_WHAT THE TASK REQUIRES_
Print all of the lines exactly. Any picture among them stays out.

⁂

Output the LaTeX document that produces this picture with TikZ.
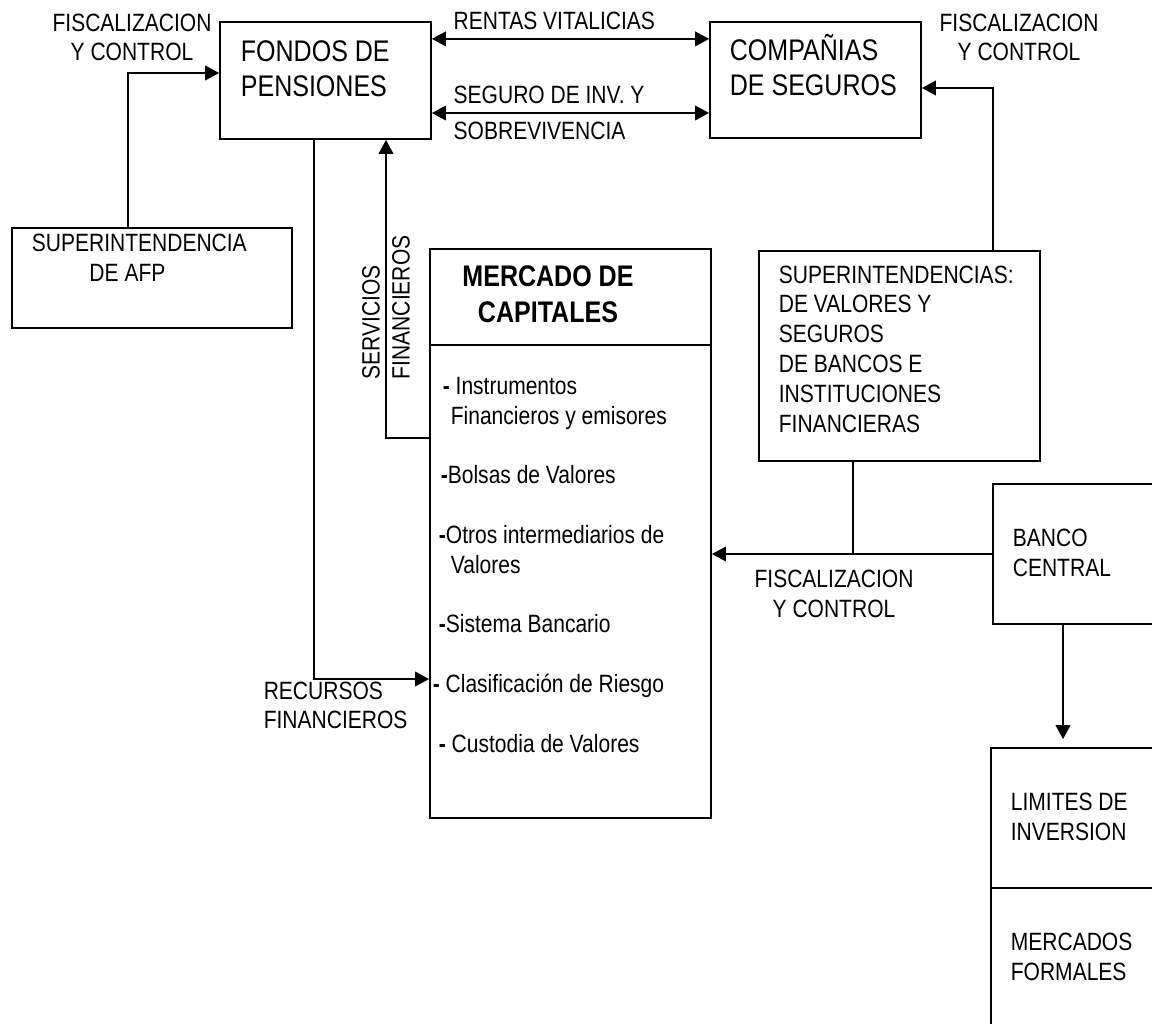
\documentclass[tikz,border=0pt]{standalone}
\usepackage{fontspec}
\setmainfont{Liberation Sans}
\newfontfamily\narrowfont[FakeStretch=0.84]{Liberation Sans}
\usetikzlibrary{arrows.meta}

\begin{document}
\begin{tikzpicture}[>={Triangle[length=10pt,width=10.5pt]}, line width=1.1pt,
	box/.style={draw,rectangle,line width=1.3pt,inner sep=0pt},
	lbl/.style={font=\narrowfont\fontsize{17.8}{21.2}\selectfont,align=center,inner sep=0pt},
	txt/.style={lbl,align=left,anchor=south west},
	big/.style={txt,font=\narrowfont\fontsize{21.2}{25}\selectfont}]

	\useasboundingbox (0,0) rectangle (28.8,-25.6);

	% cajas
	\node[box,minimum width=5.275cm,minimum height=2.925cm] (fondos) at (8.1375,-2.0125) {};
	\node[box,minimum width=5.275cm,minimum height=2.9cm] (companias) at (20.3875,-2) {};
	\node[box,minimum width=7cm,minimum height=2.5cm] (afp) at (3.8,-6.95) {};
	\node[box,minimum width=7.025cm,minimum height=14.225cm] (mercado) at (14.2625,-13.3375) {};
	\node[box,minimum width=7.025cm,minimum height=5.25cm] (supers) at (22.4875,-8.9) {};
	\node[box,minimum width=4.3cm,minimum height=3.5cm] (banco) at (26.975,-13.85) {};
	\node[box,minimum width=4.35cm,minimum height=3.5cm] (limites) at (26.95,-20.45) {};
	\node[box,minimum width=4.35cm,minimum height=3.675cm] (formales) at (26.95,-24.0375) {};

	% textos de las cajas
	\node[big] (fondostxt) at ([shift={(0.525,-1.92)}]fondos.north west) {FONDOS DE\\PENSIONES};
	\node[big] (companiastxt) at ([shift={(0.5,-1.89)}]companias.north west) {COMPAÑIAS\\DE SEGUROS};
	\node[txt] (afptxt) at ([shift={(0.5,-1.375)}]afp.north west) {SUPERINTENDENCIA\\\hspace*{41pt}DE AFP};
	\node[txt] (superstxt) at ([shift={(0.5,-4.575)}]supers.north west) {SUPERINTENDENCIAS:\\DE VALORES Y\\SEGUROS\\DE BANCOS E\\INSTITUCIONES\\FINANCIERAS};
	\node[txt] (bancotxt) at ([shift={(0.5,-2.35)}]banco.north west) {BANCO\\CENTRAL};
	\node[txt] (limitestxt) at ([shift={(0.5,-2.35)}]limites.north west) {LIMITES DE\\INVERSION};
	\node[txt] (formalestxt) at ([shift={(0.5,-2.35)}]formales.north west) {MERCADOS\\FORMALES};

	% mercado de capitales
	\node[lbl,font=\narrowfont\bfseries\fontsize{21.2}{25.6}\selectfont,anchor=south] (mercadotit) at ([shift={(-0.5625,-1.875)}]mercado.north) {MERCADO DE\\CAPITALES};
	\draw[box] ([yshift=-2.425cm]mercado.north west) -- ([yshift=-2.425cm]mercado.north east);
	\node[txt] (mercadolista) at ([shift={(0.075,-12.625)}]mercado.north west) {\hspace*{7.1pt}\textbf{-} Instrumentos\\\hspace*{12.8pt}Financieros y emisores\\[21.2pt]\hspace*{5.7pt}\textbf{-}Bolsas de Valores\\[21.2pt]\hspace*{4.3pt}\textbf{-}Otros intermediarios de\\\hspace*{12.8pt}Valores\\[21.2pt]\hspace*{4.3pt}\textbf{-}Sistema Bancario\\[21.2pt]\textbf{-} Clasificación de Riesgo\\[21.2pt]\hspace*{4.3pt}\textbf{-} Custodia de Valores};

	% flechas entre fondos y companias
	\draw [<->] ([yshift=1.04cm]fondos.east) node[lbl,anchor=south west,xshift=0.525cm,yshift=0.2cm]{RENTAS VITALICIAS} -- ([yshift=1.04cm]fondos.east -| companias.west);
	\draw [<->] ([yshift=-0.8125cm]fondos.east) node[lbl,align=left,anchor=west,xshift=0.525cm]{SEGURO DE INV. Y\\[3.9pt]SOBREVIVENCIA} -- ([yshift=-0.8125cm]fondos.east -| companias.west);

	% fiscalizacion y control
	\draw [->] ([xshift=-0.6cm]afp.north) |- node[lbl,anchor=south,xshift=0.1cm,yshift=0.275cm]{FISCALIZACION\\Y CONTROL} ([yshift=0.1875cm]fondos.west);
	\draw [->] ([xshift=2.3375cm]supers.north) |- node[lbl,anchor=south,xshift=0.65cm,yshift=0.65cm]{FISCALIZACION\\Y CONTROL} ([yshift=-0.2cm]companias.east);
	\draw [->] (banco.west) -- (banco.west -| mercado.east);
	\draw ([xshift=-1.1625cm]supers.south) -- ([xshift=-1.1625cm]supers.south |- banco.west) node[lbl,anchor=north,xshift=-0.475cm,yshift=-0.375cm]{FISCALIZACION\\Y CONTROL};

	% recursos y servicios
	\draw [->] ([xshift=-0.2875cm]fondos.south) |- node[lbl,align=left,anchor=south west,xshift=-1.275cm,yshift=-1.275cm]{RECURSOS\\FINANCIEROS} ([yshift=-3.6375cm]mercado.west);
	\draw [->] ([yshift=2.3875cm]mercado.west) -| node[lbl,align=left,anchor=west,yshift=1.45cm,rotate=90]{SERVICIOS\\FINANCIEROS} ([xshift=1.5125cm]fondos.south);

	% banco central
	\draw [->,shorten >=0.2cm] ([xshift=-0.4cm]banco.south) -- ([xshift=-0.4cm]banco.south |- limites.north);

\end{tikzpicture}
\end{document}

⁂

_THE ANSWER_
Output the LaTeX document that produces this picture with TikZ.
\documentclass[tikz,border=0pt]{standalone}
\usepackage{fontspec}
\setmainfont{Liberation Sans}
\newfontfamily\narrowfont[FakeStretch=0.84]{Liberation Sans}
\usetikzlibrary{arrows.meta}

\begin{document}
\begin{tikzpicture}[>={Triangle[length=10pt,width=10.5pt]}, line width=1.1pt,
	box/.style={draw,rectangle,line width=1.3pt,inner sep=0pt},
	lbl/.style={font=\narrowfont\fontsize{17.8}{21.2}\selectfont,align=center,inner sep=0pt},
	txt/.style={lbl,align=left,anchor=south west},
	big/.style={txt,font=\narrowfont\fontsize{21.2}{25}\selectfont}]

	\useasboundingbox (0,0) rectangle (28.8,-25.6);

	% cajas
	\node[box,minimum width=5.275cm,minimum height=2.925cm] (fondos) at (8.1375,-2.0125) {};
	\node[box,minimum width=5.275cm,minimum height=2.9cm] (companias) at (20.3875,-2) {};
	\node[box,minimum width=7cm,minimum height=2.5cm] (afp) at (3.8,-6.95) {};
	\node[box,minimum width=7.025cm,minimum height=14.225cm] (mercado) at (14.2625,-13.3375) {};
	\node[box,minimum width=7.025cm,minimum height=5.25cm] (supers) at (22.4875,-8.9) {};
	\node[box,minimum width=4.3cm,minimum height=3.5cm] (banco) at (26.975,-13.85) {};
	\node[box,minimum width=4.35cm,minimum height=3.5cm] (limites) at (26.95,-20.45) {};
	\node[box,minimum width=4.35cm,minimum height=3.675cm] (formales) at (26.95,-24.0375) {};

	% textos de las cajas
	\node[big] (fondostxt) at ([shift={(0.525,-1.92)}]fondos.north west) {FONDOS DE\\PENSIONES};
	\node[big] (companiastxt) at ([shift={(0.5,-1.89)}]companias.north west) {COMPAÑIAS\\DE SEGUROS};
	\node[txt] (afptxt) at ([shift={(0.5,-1.375)}]afp.north west) {SUPERINTENDENCIA\\\hspace*{41pt}DE AFP};
	\node[txt] (superstxt) at ([shift={(0.5,-4.575)}]supers.north west) {SUPERINTENDENCIAS:\\DE VALORES Y\\SEGUROS\\DE BANCOS E\\INSTITUCIONES\\FINANCIERAS};
	\node[txt] (bancotxt) at ([shift={(0.5,-2.35)}]banco.north west) {BANCO\\CENTRAL};
	\node[txt] (limitestxt) at ([shift={(0.5,-2.35)}]limites.north west) {LIMITES DE\\INVERSION};
	\node[txt] (formalestxt) at ([shift={(0.5,-2.35)}]formales.north west) {MERCADOS\\FORMALES};

	% mercado de capitales
	\node[lbl,font=\narrowfont\bfseries\fontsize{21.2}{25.6}\selectfont,anchor=south] (mercadotit) at ([shift={(-0.5625,-1.875)}]mercado.north) {MERCADO DE\\CAPITALES};
	\draw[box] ([yshift=-2.425cm]mercado.north west) -- ([yshift=-2.425cm]mercado.north east);
	\node[txt] (mercadolista) at ([shift={(0.075,-12.625)}]mercado.north west) {\hspace*{7.1pt}\textbf{-} Instrumentos\\\hspace*{12.8pt}Financieros y emisores\\[21.2pt]\hspace*{5.7pt}\textbf{-}Bolsas de Valores\\[21.2pt]\hspace*{4.3pt}\textbf{-}Otros intermediarios de\\\hspace*{12.8pt}Valores\\[21.2pt]\hspace*{4.3pt}\textbf{-}Sistema Bancario\\[21.2pt]\textbf{-} Clasificación de Riesgo\\[21.2pt]\hspace*{4.3pt}\textbf{-} Custodia de Valores};

	% flechas entre fondos y companias
	\draw [<->] ([yshift=1.04cm]fondos.east) node[lbl,anchor=south west,xshift=0.525cm,yshift=0.2cm]{RENTAS VITALICIAS} -- ([yshift=1.04cm]fondos.east -| companias.west);
	\draw [<->] ([yshift=-0.8125cm]fondos.east) node[lbl,align=left,anchor=west,xshift=0.525cm]{SEGURO DE INV. Y\\[3.9pt]SOBREVIVENCIA} -- ([yshift=-0.8125cm]fondos.east -| companias.west);

	% fiscalizacion y control
	\draw [->] ([xshift=-0.6cm]afp.north) |- node[lbl,anchor=south,xshift=0.1cm,yshift=0.275cm]{FISCALIZACION\\Y CONTROL} ([yshift=0.1875cm]fondos.west);
	\draw [->] ([xshift=2.3375cm]supers.north) |- node[lbl,anchor=south,xshift=0.65cm,yshift=0.65cm]{FISCALIZACION\\Y CONTROL} ([yshift=-0.2cm]companias.east);
	\draw [->] (banco.west) -- (banco.west -| mercado.east);
	\draw ([xshift=-1.1625cm]supers.south) -- ([xshift=-1.1625cm]supers.south |- banco.west) node[lbl,anchor=north,xshift=-0.475cm,yshift=-0.375cm]{FISCALIZACION\\Y CONTROL};

	% recursos y servicios
	\draw [->] ([xshift=-0.2875cm]fondos.south) |- node[lbl,align=left,anchor=south west,xshift=-1.275cm,yshift=-1.275cm]{RECURSOS\\FINANCIEROS} ([yshift=-3.6375cm]mercado.west);
	\draw [->] ([yshift=2.3875cm]mercado.west) -| node[lbl,align=left,anchor=west,yshift=1.45cm,rotate=90]{SERVICIOS\\FINANCIEROS} ([xshift=1.5125cm]fondos.south);

	% banco central
	\draw [->,shorten >=0.2cm] ([xshift=-0.4cm]banco.south) -- ([xshift=-0.4cm]banco.south |- limites.north);

\end{tikzpicture}
\end{document}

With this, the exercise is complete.